[start]

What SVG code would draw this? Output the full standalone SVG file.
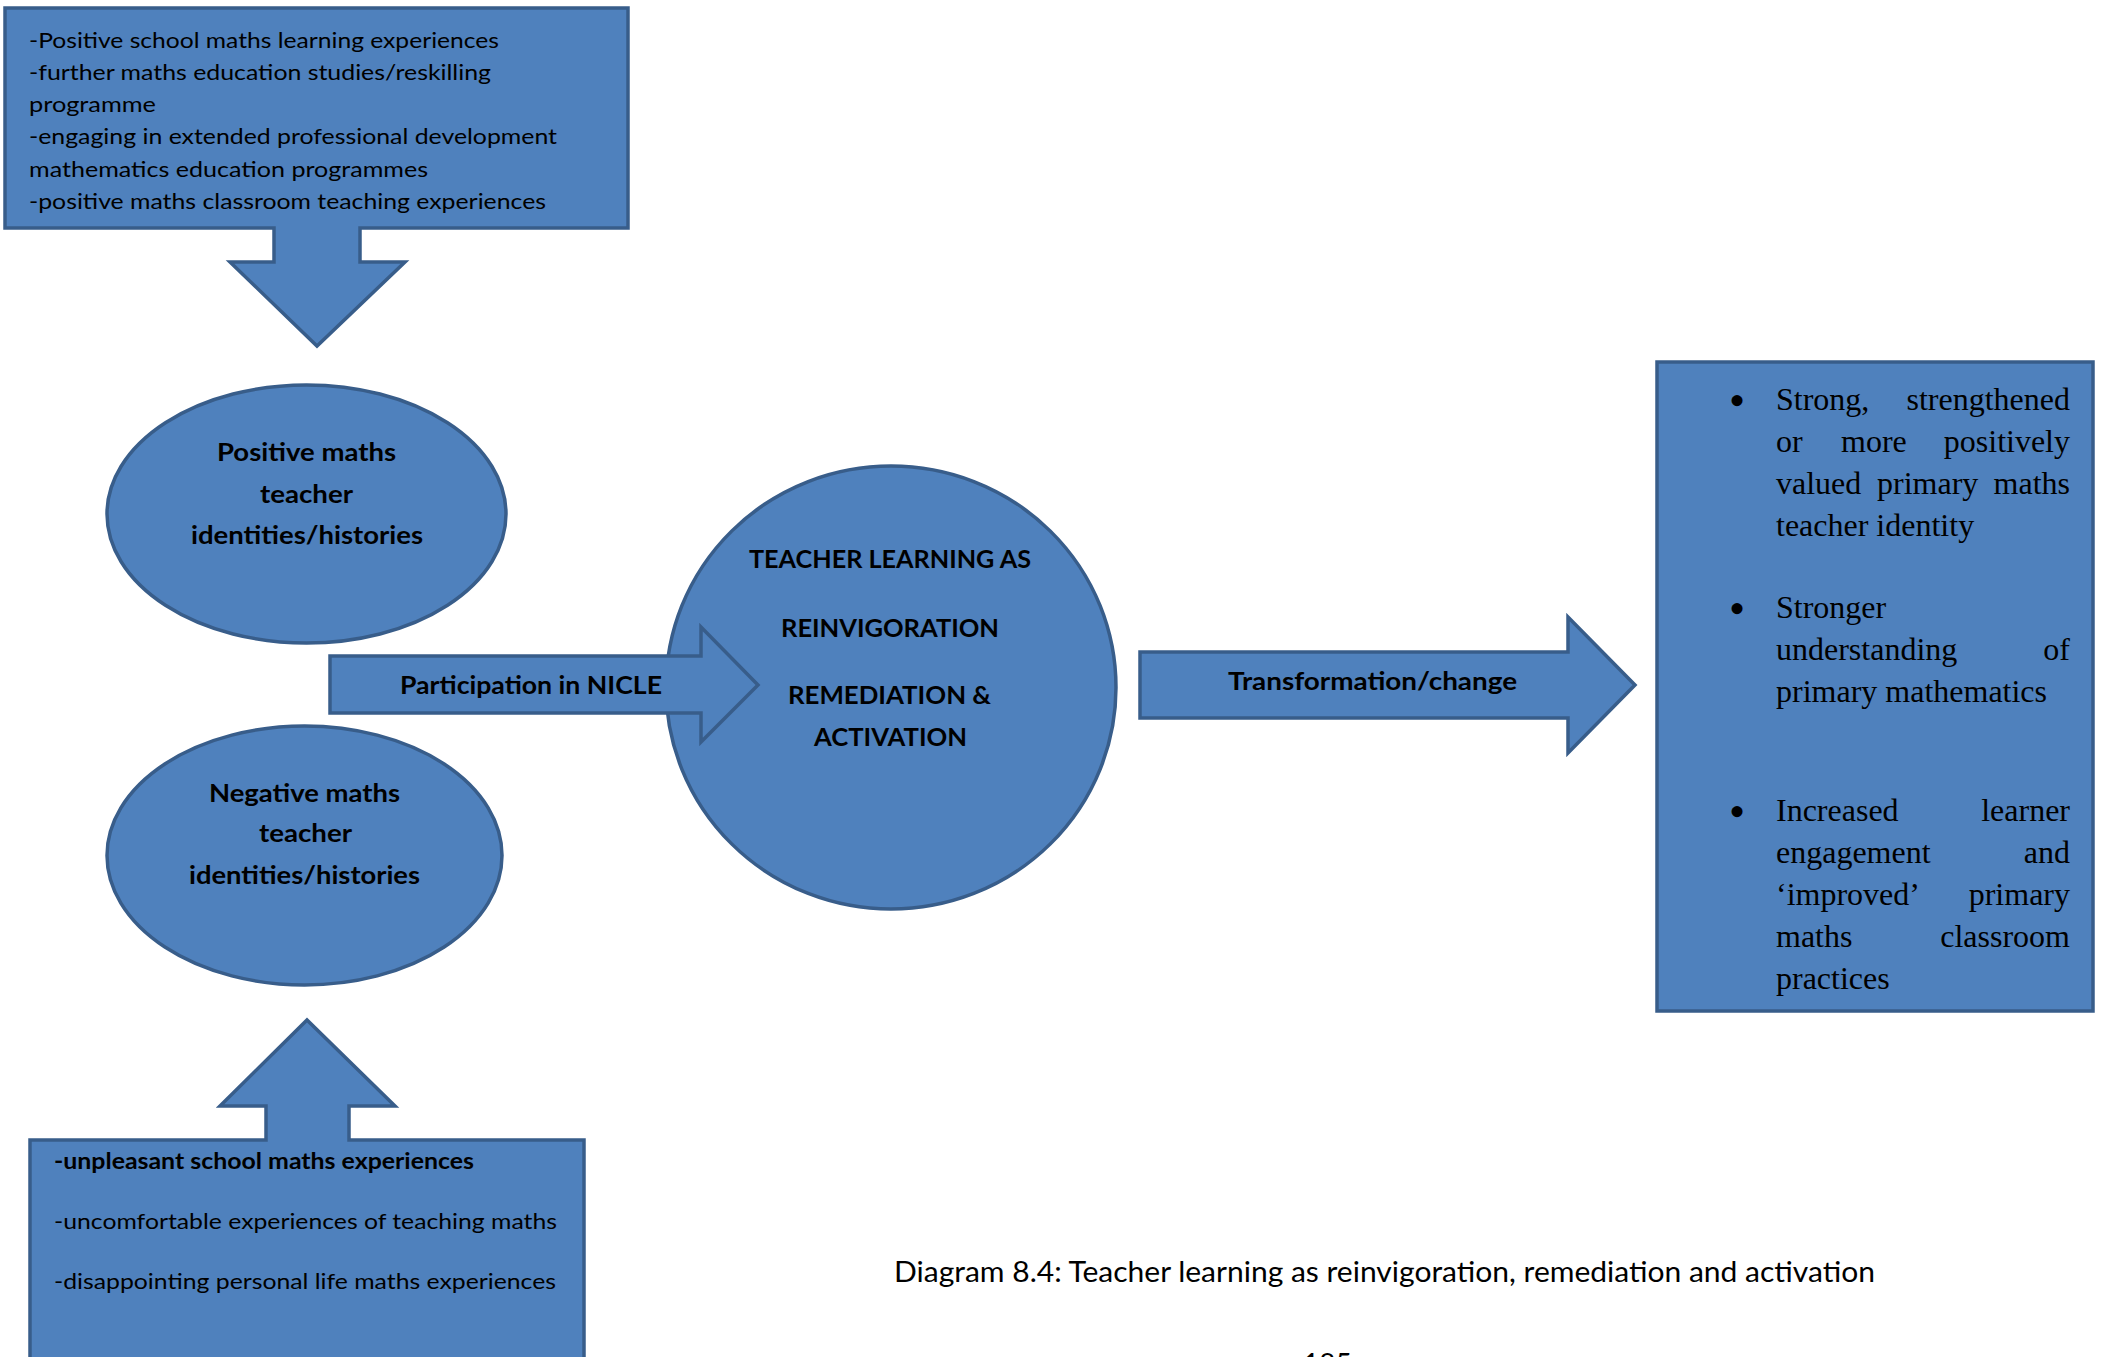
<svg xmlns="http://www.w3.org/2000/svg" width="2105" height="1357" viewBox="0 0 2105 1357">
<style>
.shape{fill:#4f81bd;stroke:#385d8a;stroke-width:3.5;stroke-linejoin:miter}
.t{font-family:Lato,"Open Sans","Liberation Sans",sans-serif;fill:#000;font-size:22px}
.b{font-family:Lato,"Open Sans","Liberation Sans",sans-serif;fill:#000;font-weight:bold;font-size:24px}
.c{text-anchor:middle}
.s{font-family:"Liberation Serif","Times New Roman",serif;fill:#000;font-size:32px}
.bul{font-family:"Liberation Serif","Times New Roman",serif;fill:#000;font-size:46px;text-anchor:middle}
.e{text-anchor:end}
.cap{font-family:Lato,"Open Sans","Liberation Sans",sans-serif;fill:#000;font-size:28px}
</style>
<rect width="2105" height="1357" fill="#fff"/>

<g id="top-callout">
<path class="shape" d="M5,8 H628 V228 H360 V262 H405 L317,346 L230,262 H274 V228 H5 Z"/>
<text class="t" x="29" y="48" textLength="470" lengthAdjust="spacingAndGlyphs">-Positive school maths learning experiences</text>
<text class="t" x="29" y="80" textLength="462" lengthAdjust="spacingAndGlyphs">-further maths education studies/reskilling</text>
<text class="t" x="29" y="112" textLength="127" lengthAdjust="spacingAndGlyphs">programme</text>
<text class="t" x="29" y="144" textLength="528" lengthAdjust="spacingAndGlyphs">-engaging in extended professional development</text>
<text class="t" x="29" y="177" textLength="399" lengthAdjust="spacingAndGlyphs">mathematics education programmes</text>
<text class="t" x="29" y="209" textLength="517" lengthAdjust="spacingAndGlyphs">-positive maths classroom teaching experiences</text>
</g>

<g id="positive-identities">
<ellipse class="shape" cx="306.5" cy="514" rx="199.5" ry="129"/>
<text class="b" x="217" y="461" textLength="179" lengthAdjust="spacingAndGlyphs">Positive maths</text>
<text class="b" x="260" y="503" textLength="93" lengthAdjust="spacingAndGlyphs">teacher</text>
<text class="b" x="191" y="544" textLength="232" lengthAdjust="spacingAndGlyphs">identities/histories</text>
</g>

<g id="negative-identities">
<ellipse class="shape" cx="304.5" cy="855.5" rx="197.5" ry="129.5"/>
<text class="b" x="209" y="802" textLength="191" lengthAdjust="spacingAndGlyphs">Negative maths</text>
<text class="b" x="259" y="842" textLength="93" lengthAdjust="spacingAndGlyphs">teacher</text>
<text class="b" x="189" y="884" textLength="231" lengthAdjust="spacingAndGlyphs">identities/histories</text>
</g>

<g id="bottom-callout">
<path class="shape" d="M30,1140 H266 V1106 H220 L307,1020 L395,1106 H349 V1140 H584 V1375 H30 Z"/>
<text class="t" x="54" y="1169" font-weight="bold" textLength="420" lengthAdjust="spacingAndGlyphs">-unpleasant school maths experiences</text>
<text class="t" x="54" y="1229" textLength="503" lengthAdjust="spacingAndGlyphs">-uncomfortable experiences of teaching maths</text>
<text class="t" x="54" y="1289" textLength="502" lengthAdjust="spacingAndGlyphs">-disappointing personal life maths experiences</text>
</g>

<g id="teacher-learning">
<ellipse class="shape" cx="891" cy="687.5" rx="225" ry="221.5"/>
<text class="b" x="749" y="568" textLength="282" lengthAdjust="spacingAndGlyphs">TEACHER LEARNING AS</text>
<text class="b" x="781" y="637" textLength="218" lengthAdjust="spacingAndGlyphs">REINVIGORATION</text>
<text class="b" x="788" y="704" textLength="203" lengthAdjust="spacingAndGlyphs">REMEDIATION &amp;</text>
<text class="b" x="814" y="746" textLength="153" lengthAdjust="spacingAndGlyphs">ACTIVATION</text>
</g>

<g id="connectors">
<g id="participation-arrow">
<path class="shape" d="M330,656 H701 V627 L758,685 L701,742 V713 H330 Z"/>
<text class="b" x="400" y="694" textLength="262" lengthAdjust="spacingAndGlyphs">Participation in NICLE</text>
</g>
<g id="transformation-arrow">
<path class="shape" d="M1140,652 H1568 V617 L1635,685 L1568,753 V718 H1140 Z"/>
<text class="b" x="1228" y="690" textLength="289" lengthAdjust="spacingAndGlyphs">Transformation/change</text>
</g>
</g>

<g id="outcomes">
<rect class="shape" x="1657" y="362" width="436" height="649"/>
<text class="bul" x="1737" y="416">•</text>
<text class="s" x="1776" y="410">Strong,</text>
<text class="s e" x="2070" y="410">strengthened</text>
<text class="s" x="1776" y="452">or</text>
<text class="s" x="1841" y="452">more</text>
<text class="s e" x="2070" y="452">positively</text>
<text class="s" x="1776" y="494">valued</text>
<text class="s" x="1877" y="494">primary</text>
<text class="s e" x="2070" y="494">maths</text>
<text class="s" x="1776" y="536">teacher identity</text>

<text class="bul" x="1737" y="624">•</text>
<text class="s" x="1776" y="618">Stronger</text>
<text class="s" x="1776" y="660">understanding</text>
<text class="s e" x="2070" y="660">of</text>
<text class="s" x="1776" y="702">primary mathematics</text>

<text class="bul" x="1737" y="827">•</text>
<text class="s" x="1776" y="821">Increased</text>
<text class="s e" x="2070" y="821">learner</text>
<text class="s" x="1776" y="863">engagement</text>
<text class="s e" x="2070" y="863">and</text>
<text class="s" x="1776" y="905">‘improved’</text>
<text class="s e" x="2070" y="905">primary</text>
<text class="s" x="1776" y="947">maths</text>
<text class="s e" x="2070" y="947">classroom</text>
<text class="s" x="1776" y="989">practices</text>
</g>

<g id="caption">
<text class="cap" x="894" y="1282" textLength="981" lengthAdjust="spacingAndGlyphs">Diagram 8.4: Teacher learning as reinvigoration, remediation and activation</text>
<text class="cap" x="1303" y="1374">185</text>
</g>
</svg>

[end]

WHAT THE TASK ASKS:
Exclude the images, then output the data above word for word.

THE RESPONSE:
What SVG code would draw this? Output the full standalone SVG file.
<svg xmlns="http://www.w3.org/2000/svg" width="2105" height="1357" viewBox="0 0 2105 1357">
<style>
.shape{fill:#4f81bd;stroke:#385d8a;stroke-width:3.5;stroke-linejoin:miter}
.t{font-family:Lato,"Open Sans","Liberation Sans",sans-serif;fill:#000;font-size:22px}
.b{font-family:Lato,"Open Sans","Liberation Sans",sans-serif;fill:#000;font-weight:bold;font-size:24px}
.c{text-anchor:middle}
.s{font-family:"Liberation Serif","Times New Roman",serif;fill:#000;font-size:32px}
.bul{font-family:"Liberation Serif","Times New Roman",serif;fill:#000;font-size:46px;text-anchor:middle}
.e{text-anchor:end}
.cap{font-family:Lato,"Open Sans","Liberation Sans",sans-serif;fill:#000;font-size:28px}
</style>
<rect width="2105" height="1357" fill="#fff"/>

<g id="top-callout">
<path class="shape" d="M5,8 H628 V228 H360 V262 H405 L317,346 L230,262 H274 V228 H5 Z"/>
<text class="t" x="29" y="48" textLength="470" lengthAdjust="spacingAndGlyphs">-Positive school maths learning experiences</text>
<text class="t" x="29" y="80" textLength="462" lengthAdjust="spacingAndGlyphs">-further maths education studies/reskilling</text>
<text class="t" x="29" y="112" textLength="127" lengthAdjust="spacingAndGlyphs">programme</text>
<text class="t" x="29" y="144" textLength="528" lengthAdjust="spacingAndGlyphs">-engaging in extended professional development</text>
<text class="t" x="29" y="177" textLength="399" lengthAdjust="spacingAndGlyphs">mathematics education programmes</text>
<text class="t" x="29" y="209" textLength="517" lengthAdjust="spacingAndGlyphs">-positive maths classroom teaching experiences</text>
</g>

<g id="positive-identities">
<ellipse class="shape" cx="306.5" cy="514" rx="199.5" ry="129"/>
<text class="b" x="217" y="461" textLength="179" lengthAdjust="spacingAndGlyphs">Positive maths</text>
<text class="b" x="260" y="503" textLength="93" lengthAdjust="spacingAndGlyphs">teacher</text>
<text class="b" x="191" y="544" textLength="232" lengthAdjust="spacingAndGlyphs">identities/histories</text>
</g>

<g id="negative-identities">
<ellipse class="shape" cx="304.5" cy="855.5" rx="197.5" ry="129.5"/>
<text class="b" x="209" y="802" textLength="191" lengthAdjust="spacingAndGlyphs">Negative maths</text>
<text class="b" x="259" y="842" textLength="93" lengthAdjust="spacingAndGlyphs">teacher</text>
<text class="b" x="189" y="884" textLength="231" lengthAdjust="spacingAndGlyphs">identities/histories</text>
</g>

<g id="bottom-callout">
<path class="shape" d="M30,1140 H266 V1106 H220 L307,1020 L395,1106 H349 V1140 H584 V1375 H30 Z"/>
<text class="t" x="54" y="1169" font-weight="bold" textLength="420" lengthAdjust="spacingAndGlyphs">-unpleasant school maths experiences</text>
<text class="t" x="54" y="1229" textLength="503" lengthAdjust="spacingAndGlyphs">-uncomfortable experiences of teaching maths</text>
<text class="t" x="54" y="1289" textLength="502" lengthAdjust="spacingAndGlyphs">-disappointing personal life maths experiences</text>
</g>

<g id="teacher-learning">
<ellipse class="shape" cx="891" cy="687.5" rx="225" ry="221.5"/>
<text class="b" x="749" y="568" textLength="282" lengthAdjust="spacingAndGlyphs">TEACHER LEARNING AS</text>
<text class="b" x="781" y="637" textLength="218" lengthAdjust="spacingAndGlyphs">REINVIGORATION</text>
<text class="b" x="788" y="704" textLength="203" lengthAdjust="spacingAndGlyphs">REMEDIATION &amp;</text>
<text class="b" x="814" y="746" textLength="153" lengthAdjust="spacingAndGlyphs">ACTIVATION</text>
</g>

<g id="connectors">
<g id="participation-arrow">
<path class="shape" d="M330,656 H701 V627 L758,685 L701,742 V713 H330 Z"/>
<text class="b" x="400" y="694" textLength="262" lengthAdjust="spacingAndGlyphs">Participation in NICLE</text>
</g>
<g id="transformation-arrow">
<path class="shape" d="M1140,652 H1568 V617 L1635,685 L1568,753 V718 H1140 Z"/>
<text class="b" x="1228" y="690" textLength="289" lengthAdjust="spacingAndGlyphs">Transformation/change</text>
</g>
</g>

<g id="outcomes">
<rect class="shape" x="1657" y="362" width="436" height="649"/>
<text class="bul" x="1737" y="416">•</text>
<text class="s" x="1776" y="410">Strong,</text>
<text class="s e" x="2070" y="410">strengthened</text>
<text class="s" x="1776" y="452">or</text>
<text class="s" x="1841" y="452">more</text>
<text class="s e" x="2070" y="452">positively</text>
<text class="s" x="1776" y="494">valued</text>
<text class="s" x="1877" y="494">primary</text>
<text class="s e" x="2070" y="494">maths</text>
<text class="s" x="1776" y="536">teacher identity</text>

<text class="bul" x="1737" y="624">•</text>
<text class="s" x="1776" y="618">Stronger</text>
<text class="s" x="1776" y="660">understanding</text>
<text class="s e" x="2070" y="660">of</text>
<text class="s" x="1776" y="702">primary mathematics</text>

<text class="bul" x="1737" y="827">•</text>
<text class="s" x="1776" y="821">Increased</text>
<text class="s e" x="2070" y="821">learner</text>
<text class="s" x="1776" y="863">engagement</text>
<text class="s e" x="2070" y="863">and</text>
<text class="s" x="1776" y="905">‘improved’</text>
<text class="s e" x="2070" y="905">primary</text>
<text class="s" x="1776" y="947">maths</text>
<text class="s e" x="2070" y="947">classroom</text>
<text class="s" x="1776" y="989">practices</text>
</g>

<g id="caption">
<text class="cap" x="894" y="1282" textLength="981" lengthAdjust="spacingAndGlyphs">Diagram 8.4: Teacher learning as reinvigoration, remediation and activation</text>
<text class="cap" x="1303" y="1374">185</text>
</g>
</svg>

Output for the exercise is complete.